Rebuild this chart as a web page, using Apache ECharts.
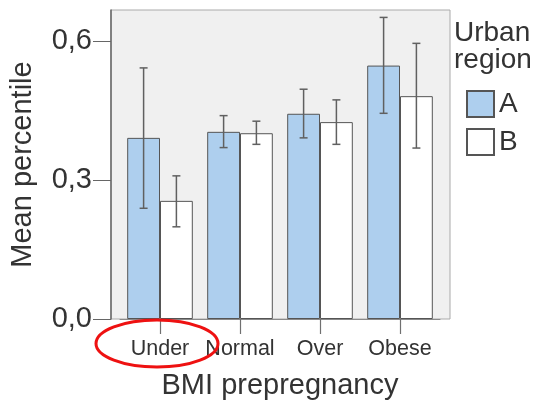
<!DOCTYPE html>
<html>
<head>
<meta charset="utf-8">
<script src="https://cdn.jsdelivr.net/npm/echarts@6/dist/echarts.min.js"></script>
<style>html,body{margin:0;padding:0;background:#fff}#c{width:535px;height:405px}</style>
</head>
<body>
<div id="c"></div>
<script>
const categories = ['Under', 'Normal', 'Over', 'Obese'];
const meanA = [0.391, 0.404, 0.443, 0.547];
const lowA  = [0.239, 0.370, 0.391, 0.444];
const highA = [0.542, 0.439, 0.496, 0.651];
const meanB = [0.255, 0.401, 0.425, 0.481];
const lowB  = [0.199, 0.377, 0.377, 0.369];
const highB = [0.309, 0.427, 0.473, 0.595];
const yTicks = [0, 0.3, 0.6];
const yMax = 0.667;

const FONT = "'Liberation Sans', Arial, sans-serif";
const CAT_GAP = 0.18;

function errSeries(name, low, high, side) {
  return {
    name: name, type: 'custom', xAxisIndex: 0, yAxisIndex: 0, z: 5,
    data: categories.map((c, i) => [i, low[i], high[i]]),
    renderItem: function (params, api) {
      const i = api.value(0);
      const lo = api.coord([i, api.value(1)]);
      const hi = api.coord([i, api.value(2)]);
      const band = api.size([1, 0])[0];
      const bw = band * (1 - CAT_GAP) / 2;
      const x = lo[0] + side * bw / 2;
      const cap = 4;
      const st = { stroke: '#606060', lineWidth: 1.5 };
      return { type: 'group', children: [
        { type: 'line', shape: { x1: x, y1: lo[1], x2: x, y2: hi[1] }, style: st },
        { type: 'line', shape: { x1: x - cap, y1: lo[1], x2: x + cap, y2: lo[1] }, style: st },
        { type: 'line', shape: { x1: x - cap, y1: hi[1], x2: x + cap, y2: hi[1] }, style: st }
      ]};
    }
  };
}

const chart = echarts.init(document.getElementById('c'), null, { renderer: 'canvas' });
chart.setOption({
  animation: false,
  textStyle: { fontFamily: FONT },
  title: {
    text: 'Urban\nregion', left: 454, top: 20, padding: 0,
    textStyle: { fontFamily: FONT, fontSize: 28, fontWeight: 'normal', color: '#333', lineHeight: 27 }
  },
  legend: {
    data: ['A', 'B'], orient: 'vertical', left: 466, top: 90, padding: 0,
    itemWidth: 27, itemHeight: 26, itemGap: 10, icon: 'rect', selectedMode: false,
    textStyle: { fontFamily: FONT, fontSize: 28, color: '#333', padding: [6, 0, 0, 0] }
  },
  grid: [
    { left: 120, right: 95, top: 10, bottom: 86 },
    { left: 111, right: 85, top: 10, bottom: 86, show: true, z: -1,
      backgroundColor: '#f0f0f0', borderColor: '#aaaaaa', borderWidth: 1 }
  ],
  xAxis: [
    {
      gridIndex: 0, type: 'category', data: categories,
      axisLine: { show: true, lineStyle: { color: '#8a8a8a', width: 1 } },
      axisTick: { show: true, interval: 0, alignWithLabel: true, length: 15, lineStyle: { color: '#707070', width: 1.2 } },
      axisLabel: { interval: 0, hideOverlap: false, fontFamily: FONT, fontSize: 21.5, color: '#333', margin: 19 },
      name: 'BMI prepregnancy', nameLocation: 'middle', nameGap: 52,
      nameTextStyle: { fontFamily: FONT, fontSize: 29, color: '#333' }
    },
    { gridIndex: 1, type: 'value', show: false }
  ],
  yAxis: [
    {
      gridIndex: 0, type: 'value', min: 0, max: yMax, offset: 9,
      axisLine: { show: true, lineStyle: { color: '#666', width: 1.5 } },
      axisTick: { show: true, length: 18, customValues: yTicks, lineStyle: { color: '#666' } },
      splitLine: { show: false },
      axisLabel: {
        customValues: yTicks, fontFamily: FONT, fontSize: 29, color: '#333', margin: 19,
        padding: [8, 0, 0, 0],
        formatter: v => v.toFixed(1).replace('.', ',')
      },
      name: 'Mean percentile', nameLocation: 'middle', nameGap: 74,
      nameTextStyle: { fontFamily: FONT, fontSize: 29, color: '#333' }
    },
    { gridIndex: 1, type: 'value', show: false }
  ],
  series: [
    { name: 'A', type: 'bar', xAxisIndex: 0, yAxisIndex: 0, data: meanA,
      barGap: '0%', barCategoryGap: (CAT_GAP * 100) + '%',
      itemStyle: { color: '#aecfee', borderColor: '#555', borderWidth: 1 } },
    { name: 'B', type: 'bar', xAxisIndex: 0, yAxisIndex: 0, data: meanB,
      barGap: '0%', barCategoryGap: (CAT_GAP * 100) + '%',
      itemStyle: { color: '#ffffff', borderColor: '#555', borderWidth: 1 } },
    errSeries('errA', lowA, highA, -1),
    errSeries('errB', lowB, highB, 1)
  ],
  graphic: [
    { type: 'ellipse', z: 100, shape: { cx: 157, cy: 343.5, rx: 61, ry: 23.5 },
      style: { fill: 'none', stroke: '#ee1111', lineWidth: 3 } }
  ]
});
</script>
</body>
</html>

▸ GOAL
Reproduce the data above word for word from its first line through the line that holds "const CAT_GAP = 0.18;", both ends included; skip pictures.

▸ FINISHED TASK
Rebuild this chart as a web page, using Apache ECharts.
<!DOCTYPE html>
<html>
<head>
<meta charset="utf-8">
<script src="https://cdn.jsdelivr.net/npm/echarts@6/dist/echarts.min.js"></script>
<style>html,body{margin:0;padding:0;background:#fff}#c{width:535px;height:405px}</style>
</head>
<body>
<div id="c"></div>
<script>
const categories = ['Under', 'Normal', 'Over', 'Obese'];
const meanA = [0.391, 0.404, 0.443, 0.547];
const lowA  = [0.239, 0.370, 0.391, 0.444];
const highA = [0.542, 0.439, 0.496, 0.651];
const meanB = [0.255, 0.401, 0.425, 0.481];
const lowB  = [0.199, 0.377, 0.377, 0.369];
const highB = [0.309, 0.427, 0.473, 0.595];
const yTicks = [0, 0.3, 0.6];
const yMax = 0.667;

const FONT = "'Liberation Sans', Arial, sans-serif";
const CAT_GAP = 0.18;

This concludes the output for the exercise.